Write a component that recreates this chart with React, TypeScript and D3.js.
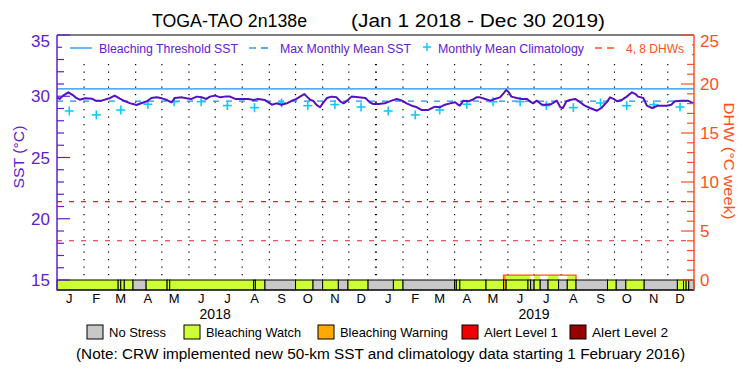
import React from 'react';
import * as d3 from 'd3';

// ---------- DATA ----------
const titleLeft = 'TOGA-TAO 2n138e';
const titleRight = '(Jan 1 2018 - Dec 30 2019)';
const startDate = Date.UTC(2018, 0, 1);
const endDate = Date.UTC(2019, 11, 31);

// Monthly mean climatology (°C), Jan..Dec
const climatology = [28.8, 28.48, 28.88, 29.35, 29.55, 29.56, 29.24, 29.07, 29.45, 29.23, 29.32, 29.12];
const maxMonthlyMean = 29.6;
const bleachingThreshold = 30.6;
const dhwLevels = [4, 8];

// [day since Jan 1 2018, SST °C]
const sstSeries: [number, number][] = [
  [0, 29.91], [3, 29.78], [7, 30.05], [13, 30.32], [19, 30.05], [22, 29.86], [26, 29.72], [32, 29.83],
  [40, 29.8], [44, 29.64], [51, 29.64], [61, 29.86], [66, 30.05], [72, 29.8], [78, 29.59], [84, 29.42],
  [87, 29.37], [91, 29.29], [97, 29.45], [103, 29.59], [108, 29.86], [114, 29.91], [120, 29.83], [126, 29.69],
  [131, 29.5], [135, 29.86], [143, 29.91], [148, 29.83], [154, 29.78], [160, 29.97], [166, 29.91], [171, 29.78],
  [175, 29.97], [181, 30.05], [187, 29.91], [192, 29.97], [198, 29.97], [204, 29.78], [209, 29.78], [219, 29.78],
  [225, 29.69], [230, 29.78], [238, 29.69], [242, 29.5], [246, 29.31], [251, 29.42], [257, 29.31], [263, 29.42],
  [269, 29.64], [274, 29.78], [280, 30.05], [283, 30.18], [286, 29.97], [290, 29.69], [293, 29.64], [297, 29.29],
  [301, 29.1], [305, 29.5], [309, 29.86], [314, 29.97], [320, 29.91], [324, 29.59], [328, 29.42], [332, 29.64],
  [337, 29.97], [345, 29.91], [353, 29.86], [358, 29.5], [362, 29.37], [368, 29.37], [375, 29.42], [383, 29.64],
  [389, 29.78], [395, 29.64], [400, 29.42], [406, 29.23], [412, 29.1], [417, 28.88], [425, 28.88], [429, 29.04],
  [433, 29.15], [438, 29.1], [444, 29.31], [450, 29.42], [456, 29.5], [459, 29.31], [461, 29.23], [465, 29.64],
  [471, 29.59], [475, 29.69], [480, 29.91], [484, 29.91], [490, 29.78], [496, 29.64], [501, 29.78], [507, 29.91],
  [511, 30.24], [514, 30.51], [517, 30.32], [520, 29.97], [526, 29.86], [532, 29.78], [538, 29.78], [541, 29.59],
  [545, 29.42], [549, 29.64], [555, 29.31], [560, 29.31], [566, 29.37], [572, 29.64], [576, 29.1], [579, 29.04],
  [583, 29.59], [587, 29.69], [593, 29.78], [599, 29.5], [604, 29.23], [610, 29.04], [618, 28.82], [623, 29.04],
  [629, 29.5], [633, 29.91], [637, 29.78], [641, 29.59], [646, 29.69], [652, 29.97], [658, 30.32], [662, 30.18],
  [665, 29.97], [671, 29.86], [675, 29.23], [681, 29.04], [688, 29.23], [698, 29.23], [703, 29.31], [707, 29.59],
  [715, 29.64], [722, 29.64], [726, 29.5], [729, 29.42],
];

// [start day, stress level] 0 = no stress, 1 = watch, 2 = warning
const stressSegments: [number, number][] = [
  [0, 1], [70, 1], [73, 1], [77, 1], [87, 0], [102, 1], [126, 1], [129, 1], [225, 1], [227, 1], [238, 0],
  [273, 1], [293, 0], [304, 1], [322, 0], [333, 1], [356, 0], [385, 1], [396, 0], [455, 1], [457, 1], [461, 1],
  [491, 1], [511, 2], [514, 1], [539, 1], [542, 0], [546, 1], [553, 0], [562, 1], [574, 0], [584, 1], [594, 0],
  [630, 1], [640, 0], [651, 1], [672, 0], [710, 1], [717, 1], [720, 1], [723, 0],
];

// [start day, DHW °C-week]
const dhwSeries: [number, number][] = [[0, 0], [511, 0.5], [594, 0]];

const monthLetters = ['J', 'F', 'M', 'A', 'M', 'J', 'J', 'A', 'S', 'O', 'N', 'D'];
const years = [2018, 2019];
const stressLevels = [
  { label: 'No Stress', color: '#c8c8c8' },
  { label: 'Bleaching Watch', color: '#ccff33' },
  { label: 'Bleaching Warning', color: '#ffaa00' },
  { label: 'Alert Level 1', color: '#f00000' },
  { label: 'Alert Level 2', color: '#960000' },
];
const topLegend = ['Bleaching Threshold SST', 'Max Monthly Mean SST', 'Monthly Mean Climatology', '4, 8 DHWs'];
const note = '(Note: CRW implemented new 50-km SST and climatology data starting 1 February 2016)';

// ---------- STYLE ----------
const PURPLE = '#6020d0';
const LINE_PURPLE = '#5510c0';
const BLUE = '#1e90ee';
const CYAN = '#10c8ff';
const ORANGE = '#ff5020';
const RED = '#e82020';
const FONT = '"Liberation Sans", "DejaVu Sans", sans-serif';

const L = 57, R = 694, T = 35, B = 290, Y0 = 280;

export default function App() {
  const x = d3.scaleUtc().domain([new Date(startDate), new Date(endDate)]).range([L, R]);
  const dayDate = (d: number) => d3.utcDay.offset(new Date(startDate), d);
  const y = d3.scaleLinear().domain([15, 35]).range([Y0, T]);
  const yd = d3.scaleLinear().domain([0, 25]).range([Y0, T]);

  const line = d3.line<[number, number]>().x(d => x(dayDate(d[0]))).y(d => y(d[1]));
  const totalDays = d3.utcDay.count(new Date(startDate), new Date(endDate));

  const segs = stressSegments.map((s, i) => ({
    start: s[0],
    end: i < stressSegments.length - 1 ? stressSegments[i + 1][0] : totalDays,
    level: s[1],
  }));

  const dhwSegs = dhwSeries.map((s, i) => ({
    start: s[0],
    end: i < dhwSeries.length - 1 ? dhwSeries[i + 1][0] : totalDays,
    v: s[1],
  })).filter(s => s.v > 0);

  const months = d3.utcMonth.range(new Date(startDate), new Date(endDate));
  const monthLines = months.slice(1);

  const sstTicks = d3.range(15, 36, 1);
  const dhwTicks = d3.range(0, 26, 1);

  return (
    <svg width={750} height={375} style={{ position: 'absolute', left: 0, top: 0, background: '#fff' }} fontFamily={FONT}>
      <rect x={0} y={0} width={750} height={375} fill="#fff" />
      {/* Title */}
      <text x={152} y={27} fontSize={18} textLength={155} lengthAdjust="spacingAndGlyphs" fill="#000">{titleLeft}</text>
      <text x={351} y={27} fontSize={18} textLength={254} lengthAdjust="spacingAndGlyphs" fill="#000">{titleRight}</text>

      {/* Month grid lines */}
      {monthLines.map((m, i) => (
        <line key={i} x1={x(m)} x2={x(m)} y1={64} y2={Y0}
          stroke="#000" strokeWidth={m.getUTCMonth() === 0 ? 2 : 1.2} strokeDasharray="1.3,6.2" />
      ))}

      {/* DHW reference lines */}
      {dhwLevels.map(v => (
        <line key={v} x1={L} x2={R} y1={yd(v)} y2={yd(v)} stroke={RED} strokeWidth={1.1} strokeDasharray="5,7" />
      ))}

      {/* Threshold & MMM */}
      <line x1={L} x2={R} y1={y(bleachingThreshold)} y2={y(bleachingThreshold)} stroke={BLUE} strokeWidth={1.3} />
      <line x1={L} x2={R} y1={y(maxMonthlyMean)} y2={y(maxMonthlyMean)} stroke={BLUE} strokeWidth={1.3} strokeDasharray="6,7" />

      {/* Climatology markers */}
      {months.map((m, i) => {
        const cx = x(d3.utcDay.offset(m, 14));
        const cy = y(climatology[m.getUTCMonth()]);
        return (
          <g key={i} stroke={CYAN} strokeWidth={1.6}>
            <line x1={cx - 4.5} x2={cx + 4.5} y1={cy} y2={cy} />
            <line x1={cx} x2={cx} y1={cy - 4.5} y2={cy + 4.5} />
          </g>
        );
      })}

      {/* SST line */}
      <path d={line(sstSeries) || ''} fill="none" stroke={LINE_PURPLE} strokeWidth={2} strokeLinejoin="round" />

      {/* DHW fill strip */}
      {dhwSegs.map((d, i) => (
        <g key={i}>
          {segs.filter(s => s.end > d.start && s.start < d.end).map((s, j) => {
            const a = Math.max(s.start, d.start), b = Math.min(s.end, d.end);
            return (
              <rect key={j} x={x(dayDate(a))} width={x(dayDate(b)) - x(dayDate(a))} y={yd(d.v)} height={Y0 - yd(d.v)}
                fill={s.level >= 1 ? stressLevels[s.level].color : '#fff'} />
            );
          })}
          <path d={`M${x(dayDate(d.start))},${Y0}V${yd(d.v)}H${x(dayDate(d.end))}V${Y0}`} fill="none" stroke={ORANGE} strokeWidth={1.3} />
        </g>
      ))}

      {/* Stress bar */}
      {segs.map((s, i) => (
        <rect key={i} x={x(dayDate(s.start))} width={x(dayDate(s.end)) - x(dayDate(s.start))} y={Y0} height={B - Y0}
          fill={stressLevels[s.level].color} stroke="#000" strokeWidth={1} />
      ))}

      {/* Frame */}
      <line x1={L} x2={R} y1={T} y2={T} stroke="#000" strokeWidth={1.2} />
      <line x1={L} x2={R} y1={B} y2={B} stroke="#000" strokeWidth={1.2} />
      <line x1={L} x2={L} y1={T} y2={B} stroke={PURPLE} strokeWidth={1.5} />
      <line x1={R} x2={R} y1={T} y2={B} stroke={ORANGE} strokeWidth={1.5} />

      {/* Left axis */}
      {sstTicks.map(v => (
        <line key={v} x1={L} x2={L + (v % 5 === 0 ? 13 : 7)} y1={y(v)} y2={y(v)} stroke={PURPLE} strokeWidth={1.2} />
      ))}
      {sstTicks.filter(v => v % 5 === 0).map(v => (
        <text key={v} x={50} y={v === 35 ? y(v) + 12 : y(v) + 6} fontSize={17} textAnchor="end" fill={PURPLE}>{v}</text>
      ))}
      <text transform="translate(24,157) rotate(-90)" fontSize={15} textAnchor="middle" textLength={63} lengthAdjust="spacingAndGlyphs" fill={PURPLE}>SST (°C)</text>

      {/* Right axis */}
      {dhwTicks.map(v => (
        <line key={v} x1={R - (v % 5 === 0 ? 13 : 7)} x2={R} y1={yd(v)} y2={yd(v)} stroke={ORANGE} strokeWidth={1.2} />
      ))}
      {dhwTicks.filter(v => v % 5 === 0).map(v => (
        <text key={v} x={700} y={v === 25 ? yd(v) + 12 : yd(v) + 6} fontSize={17} fill={ORANGE}>{v}</text>
      ))}
      <text transform="translate(724,161) rotate(90)" fontSize={15} textAnchor="middle" textLength={117} lengthAdjust="spacingAndGlyphs" fill={ORANGE}>DHW (°C week)</text>

      {/* Top legend */}
      <rect x={62} y={40} width={630} height={18} fill="#fff" />
      <line x1={70} x2={92} y1={48} y2={48} stroke={BLUE} strokeWidth={1.3} />
      <text x={99} y={52.5} fontSize={12} textLength={139} lengthAdjust="spacingAndGlyphs" fill={PURPLE}>{topLegend[0]}</text>
      <line x1={249} x2={273} y1={48} y2={48} stroke={BLUE} strokeWidth={1.3} strokeDasharray="7,5" />
      <text x={280} y={52.5} fontSize={12} textLength={131} lengthAdjust="spacingAndGlyphs" fill={PURPLE}>{topLegend[1]}</text>
      <g stroke={CYAN} strokeWidth={1.5}>
        <line x1={423} x2={431} y1={47} y2={47} />
        <line x1={427} x2={427} y1={43} y2={51} />
      </g>
      <text x={438} y={52.5} fontSize={12} textLength={146} lengthAdjust="spacingAndGlyphs" fill={PURPLE}>{topLegend[2]}</text>
      <line x1={595} x2={619} y1={48} y2={48} stroke={ORANGE} strokeWidth={1.3} strokeDasharray="7,5" />
      <text x={626} y={52.5} fontSize={12} textLength={58} lengthAdjust="spacingAndGlyphs" fill={ORANGE}>{topLegend[3]}</text>

      {/* X axis labels */}
      {months.map((m, i) => (
        <text key={i} x={x(d3.utcDay.offset(m, 14))} y={303} fontSize={13} textAnchor="middle" fill="#000">{monthLetters[m.getUTCMonth()]}</text>
      ))}
      {years.map(yr => (
        <text key={yr} x={x(new Date(Date.UTC(yr, 6, 1)))} y={319} fontSize={14} textAnchor="middle" fill="#000">{yr}</text>
      ))}

      {/* Stress legend */}
      {stressLevels.map((s, i) => {
        const bx = [87, 184, 318, 462, 570][i];
        const tl = [57, 95, 108, 74, 76][i];
        return (
          <g key={s.label}>
            <rect x={bx} y={325} width={16} height={14} fill={s.color} stroke="#000" strokeWidth={1} />
            <text x={bx + 22} y={337} fontSize={13} textLength={tl} lengthAdjust="spacingAndGlyphs" fill="#000">{s.label}</text>
          </g>
        );
      })}
      <text x={76} y={359} fontSize={14} textLength={609} lengthAdjust="spacingAndGlyphs" fill="#000">{note}</text>
    </svg>
  );
}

========

§ **WORK TO DO**: Set down again, exactly, the lines of the material above from its first line to the one with "const endDate = Date.UTC(2019, 11, 31);", inclusive. Leave the pictures out.

§ **RESPONSE TO THE EXERCISE**:
Write a component that recreates this chart with React, TypeScript and D3.js.
import React from 'react';
import * as d3 from 'd3';

// ---------- DATA ----------
const titleLeft = 'TOGA-TAO 2n138e';
const titleRight = '(Jan 1 2018 - Dec 30 2019)';
const startDate = Date.UTC(2018, 0, 1);
const endDate = Date.UTC(2019, 11, 31);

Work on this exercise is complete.